Coast Guard lays out ‘orange’ markers across Taal Lake

buoy markers Taal Lake

A total of 100 buoy markers are being placed by the PCG Task Force Taal to mark the 7-kilometer radius declared as ‘danger zone’ along the vicinity waters off Taal Lake. PHOTO from PHILIPPINE COAST GUARD FACEBOOK

TALISAY, Batangas –– The Philippine Coast Guard laid out about a hundred floating buoys across Taal Lake on Wednesday to mark the seven-kilometer-circumference identified as a danger zone around the restive Taal Volcano.

Taal Volcano remained under Alert Level 3 even as it visibly showed fewer smoke plumes and ground activities, weeks following its phreatic eruption on Jan. 12.

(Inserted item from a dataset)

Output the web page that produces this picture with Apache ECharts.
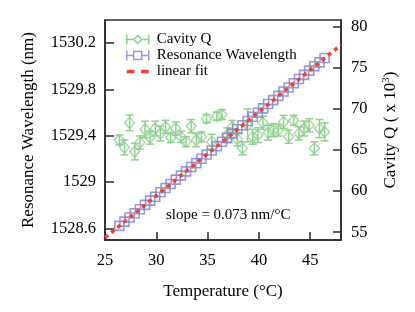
<!DOCTYPE html>
<html><head><meta charset="utf-8">
<script src="https://cdn.jsdelivr.net/npm/echarts@6/dist/echarts.min.js"></script>
<style>html,body{margin:0;padding:0;background:#fff}#c{width:415px;height:312px}</style>
</head><body><div id="c"></div>
<script>
// ---- data ----
const temperature = [26.4,26.9,27.4,27.9,28.4,28.9,29.4,29.9,30.4,30.9,31.4,31.9,32.4,32.9,33.4,33.9,34.4,34.9,35.4,35.9,36.4,36.9,37.4,37.9,38.4,38.9,39.4,39.9,40.4,40.9,41.4,41.9,42.4,42.9,43.4,43.9,44.4,44.9,45.4,45.9,46.4];
const wavelength = [1528.622,1528.659,1528.694,1528.731,1528.766,1528.803,1528.840,1528.874,1528.912,1528.949,1528.983,1529.021,1529.056,1529.093,1529.130,1529.164,1529.202,1529.239,1529.273,1529.310,1529.348,1529.382,1529.419,1529.456,1529.491,1529.528,1529.565,1529.599,1529.637,1529.674,1529.708,1529.745,1529.783,1529.817,1529.854,1529.891,1529.926,1529.963,1530.000,1530.034,1530.072];
const cavityQ = [66.2,65.3,68.3,64.8,65.9,67.5,66.5,67.6,67.0,67.8,66.5,67.6,66.6,66.0,67.9,66.2,66.6,68.8,66.0,69.1,69.3,66.8,67.8,66.3,65.2,68.0,66.6,66.8,68.3,67.1,67.4,67.4,68.4,66.6,68.6,67.0,67.6,68.0,65.2,67.6,67.2];
const cavityQErr = [0.6,0.9,0.95,1.0,0.8,1.0,0.8,0.9,0.9,0.8,0.6,0.8,0.7,0.6,0.8,0.8,0.6,0.5,0.9,0.5,0.6,0.9,0.8,0.8,0.8,2.0,0.9,0.9,0.8,0.9,0.8,0.7,0.8,0.8,0.6,0.8,0.9,0.8,0.8,1.1,1.1];
const fitT = [25, 48];
const fitWavelength = [1528.52, 1530.185];
const xTicks = [25,30,35,40,45];
const leftTicks = [1528.6,1529,1529.4,1529.8,1530.2];
const rightTicks = [55,60,65,70,75,80];
const slopeText = 'slope = 0.073 nm/°C';

// ---- chart ----
const FONT = 'Liberation Serif';
const GREEN = '#8fd08f', PURPLE = '#7f7fcc', RED = '#f2412d', AX = '#2a2a2a';
const chart = echarts.init(document.getElementById('c'), null, {renderer:'canvas'});
const qData = temperature.map((t,i)=>[t,cavityQ[i]]);
const errData = temperature.map((t,i)=>[t,cavityQ[i]-cavityQErr[i],cavityQ[i]+cavityQErr[i]]);
const wlData = temperature.map((t,i)=>[t,wavelength[i]]);
const fitData = fitT.map((t,i)=>[t,fitWavelength[i]]);
const fmt = v => String(+(+v).toFixed(1));
const tickLab = {fontFamily:FONT,fontSize:16.5,color:'#000'};

chart.setOption({
  animation:false,
  grid:{left:105,right:74,top:20,bottom:72,show:true,borderColor:AX,borderWidth:1.5,backgroundColor:'transparent'},
  legend:{
    orient:'vertical', left:121, top:27, itemGap:1, itemWidth:22, itemHeight:10,
    textStyle:{fontFamily:FONT,fontSize:15,color:'#000',padding:[0,0,0,3]},
    data:[
      {name:'Cavity Q', icon:'path://M0,5L7,5M15,5L22,5M0,0L0,10M22,0L22,10M11,1L15,5L11,9L7,5Z', itemStyle:{color:'rgba(0,0,0,0)',borderColor:GREEN,borderWidth:1.5}},
      {name:'Resonance Wavelength', icon:'path://M0,5L7,5M15,5L22,5M0,0L0,10M22,0L22,10M7,1L15,1L15,9L7,9Z', itemStyle:{color:'rgba(0,0,0,0)',borderColor:PURPLE,borderWidth:1.5}},
      {name:'linear fit', icon:'path://M1,3.5L8,3.5L8,6.5L1,6.5ZM14,3.5L21,3.5L21,6.5L14,6.5Z', itemStyle:{color:RED,borderWidth:0}}
    ]
  },
  xAxis:{
    type:'value', min:25, max:48, interval:5,
    name:'Temperature (°C)', nameLocation:'middle', nameGap:43,
    nameTextStyle:{fontFamily:FONT,fontSize:17,color:'#000'},
    axisLine:{show:true,lineStyle:{color:AX,width:1.5}},
    axisTick:{show:true,inside:true,length:8,lineStyle:{color:AX,width:1.5},customValues:xTicks},
    axisLabel:Object.assign({margin:12,customValues:xTicks,formatter:fmt},tickLab),
    splitLine:{show:false}
  },
  yAxis:[{
    type:'value', position:'left', min:1528.5, max:1530.4,
    name:'Resonance Wavelength (nm)', nameLocation:'middle', nameGap:68, nameRotate:90,
    nameTextStyle:{fontFamily:FONT,fontSize:17,color:'#000'},
    axisLine:{show:true,lineStyle:{color:AX,width:1.5}},
    axisTick:{show:true,inside:true,length:9,lineStyle:{color:AX,width:1.5},customValues:leftTicks},
    axisLabel:Object.assign({margin:9,customValues:leftTicks,formatter:fmt},tickLab),
    splitLine:{show:false}
  },{
    type:'value', position:'right', min:54.05, max:80.8,
    name:'Cavity Q ( x 10{sup|3})', nameLocation:'middle', nameGap:40, nameRotate:90,
    nameTextStyle:{fontFamily:FONT,fontSize:17,color:'#000',rich:{sup:{fontFamily:FONT,fontSize:11,color:'#000',verticalAlign:'top',padding:[0,0,8,0]}}},
    axisLine:{show:true,lineStyle:{color:AX,width:1.5}},
    axisTick:{show:true,inside:true,length:8,lineStyle:{color:AX,width:1.5},customValues:rightTicks},
    axisLabel:Object.assign({margin:10,customValues:rightTicks,formatter:fmt},tickLab),
    splitLine:{show:false}
  }],
  graphic:[{type:'text',left:166,top:208,style:{text:slopeText,fontFamily:FONT,fontSize:15,fill:'#000'}}],
  series:[
    {
      name:'Cavity Q', type:'custom', yAxisIndex:1, data:errData, silent:true, legendHoverLink:false,
      itemStyle:{color:GREEN},
      encode:{x:0,y:[1,2]},
      renderItem:function(params,api){
        const x = api.value(0), lo = api.coord([x,api.value(1)]), hi = api.coord([x,api.value(2)]);
        const c = 4;
        return {type:'group',children:[
          {type:'line',shape:{x1:lo[0],y1:lo[1],x2:hi[0],y2:hi[1]},style:{stroke:GREEN,lineWidth:1.5}},
          {type:'line',shape:{x1:lo[0]-c,y1:lo[1],x2:lo[0]+c,y2:lo[1]},style:{stroke:GREEN,lineWidth:1.5}},
          {type:'line',shape:{x1:hi[0]-c,y1:hi[1],x2:hi[0]+c,y2:hi[1]},style:{stroke:GREEN,lineWidth:1.5}}
        ]};
      },
      z:2
    },
    {
      name:'Cavity Q', type:'scatter', yAxisIndex:1, data:qData,
      symbol:'diamond', symbolSize:[10,11],
      itemStyle:{color:'rgba(0,0,0,0)',borderColor:GREEN,borderWidth:1.5}, z:3
    },
    {
      name:'Resonance Wavelength', type:'scatter', yAxisIndex:0, data:wlData,
      symbol:'rect', symbolSize:9,
      itemStyle:{color:'rgba(0,0,0,0)',borderColor:PURPLE,borderWidth:1.6}, z:4
    },
    {
      name:'linear fit', type:'line', yAxisIndex:0, data:fitData, showSymbol:false, symbol:'none',
      lineStyle:{color:RED,width:3.5,type:[4,4]}, itemStyle:{color:RED}, z:5
    }
  ]
});
</script></body></html>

Coast Guard commander for Southern Luzon Artemio Abu, in a phone interview from Batangas’ capital city, said several floating fish cages, especially in parts of Agoncillo and Laurel towns, fell inside the restricted area that authorities measured from the Taal volcano’s main crater and down the surrounding lake.

Abu said they would advise fish cage owners to pull the cages, commonly used to grow tilapia, out of the danger zone or farther from the volcano.

“But of course, it’s (people’s source of) livelihood and we understand the cages still contained fish stocks. There has to be some humanitarian consideration,” he said.

Residents in the affected towns on the mainland were allowed to return to their homes after the alert level was downgraded on Sunday, while fishing, a common livelihood source around the lake, resumed as long as people kept off the hazard area now marked with the bright orange buoys.

The volcano island remained off-limits.

Abu said Coast Guard patrol boats would continue to guard against residents, who kept on entering the volcano island, either to rescue surviving farm animals or check their fish cages.